Вот письмо поздравительное:
«Мой дорогой друг, я совсем забыл сегодня утром поздравить Вас с завтрашним праздником. Вы мне сказали, что это не завтра; однако я имею основание не поверить Вам на этот раз; так как я испытываю всегда большое удовольствие, высказывая пожелания Вам счастья, то не могу решиться упустить этот случай. Примите же, мой самый дорогой друг, мои самые горячие пожелания; Вы никогда не будете так счастливы, как я этого хочу Вам, но будьте уверены, что я буду работать изо всех моих сил, и надеюсь, что при помощи нашего прекрасного друга (т.е. Геккерена-старшего)я этого достигну, так как Вы добры и снисходительны. Там, увы, где я не достигну, Вы будете, по крайней мере, верить в мою добрую волю и простите меня. — Безоблачно наше будущее, отгоняйте всякую боязнь, а главное — не сомневайтесь во мне никогда; все равно, кем бы мы ни были окружены, я вижу и буду видеть всегда только Вас; я — Ваш, Катенька, Вы можете положиться на меня, и, если Вы не верите словам моим, поведение мое докажет Вам это».
Последние слова этого письма свидетельствуют о том ревнивом чувстве, с которым следила Екатерина Николаевна за своим женихом. В число тех, кто мог бы окружать чету Дантесов ,входила, конечно, и Наталья Николаевна.
Не менее стилен ответ Дантеса своей невесте на ее просьбу о портрете. Екатерина Николаевна желала иметь портрет любимого ею человека, и любимый отвечал следующим письмом:
«Милая моя Катенька, я был с бароном (Геккереном),когда получил Вашу записку. Когда просят так нежно и хорошо — всегда уверены в удовлетворении; но, мой прелестный друг, я менее красноречив, чем Вы: единственный мой портрет принадлежит барону и находится на его письменном столе. Я просил его у него. Вот его точный ответ: «Скажите Катеньке, что я дал ей «оригинал», а копию сохраню себе».
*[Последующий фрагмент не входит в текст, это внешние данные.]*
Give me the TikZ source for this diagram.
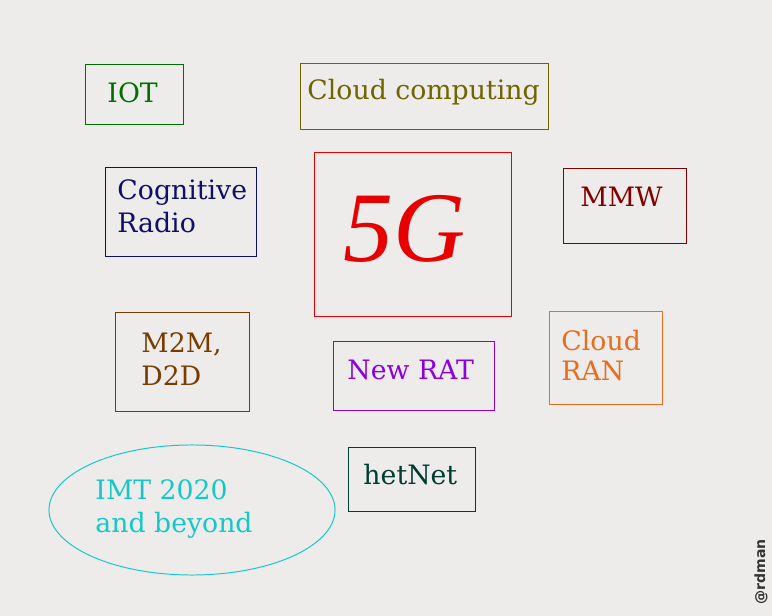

Еще одна записочка, последняя в коллекции писем Дантеса-жениха, сохранившейся в фамильном архиве баронов Геккеренов-Дантесов.
«Моя милая и дорогая Катенька, единственный мой ответ на Ваше письмо: я говорю Вам, что Вы — большой ребенок, если так благодарите меня. Цель моей жизни — доставить Вам удовольствие, и если я достиг этого, то я уже слишком счастлив. До завтра от всего сердца...»
Нельзя отказать в известной искренности этим куртуазным письмам, но Дантес, по-видимому, тщетно боролся с самим собой, если только боролся, и со своими чувствами к Наталье Николаевне.
Пушкин в конце декабря 1836 года писал своему отцу: «У нас свадьба. Моя свояченица Катенька выходит замуж за барона Геккерена, племянника и приемного сына посланника короля голландского. Это un tres beau et bon garcon fort a la mode ( Это очень красивый и добрый малый, он в большой моде), богатый и моложе своей невесты на 4 года. Приготовление приданого очень занимает и забавляет мою жену и ее сестер, но выводит меня из себя, так как мой дом похож на модную и бельевую лавку».
1 января 1837 года в приказе по Кавалергардскому ее вeличества полку было отдано о разрешении поручику барону Геккерену вступить в законный брак с фрейлиною двора Екатериной Гончаровой, а через два дня, 3 января, приказом по полку было предписано: «Выздоровевшего г. поручика барона де Геккерена числить налицо, которого по случаю женитьбы его не наряжать ни в какую должность до 18 сего январяя т. е. в продолжение 15 дней». Бракосочетание было совершено 10 января по католическому обряду — в римско-католической церкви св. Екатерины и по православному — в Исаакиевском соборе. Свидетелями при бракосочетании расписались барон Геккерен, граф Г. А. Строганов, ротмистр Кавалергардского полка Августин Бетанкур, виконт д'Аршиак, л.-гв. Гусарского полка поручик Иван Гончаров и полковник Кавалергардского полка Александр Полетика.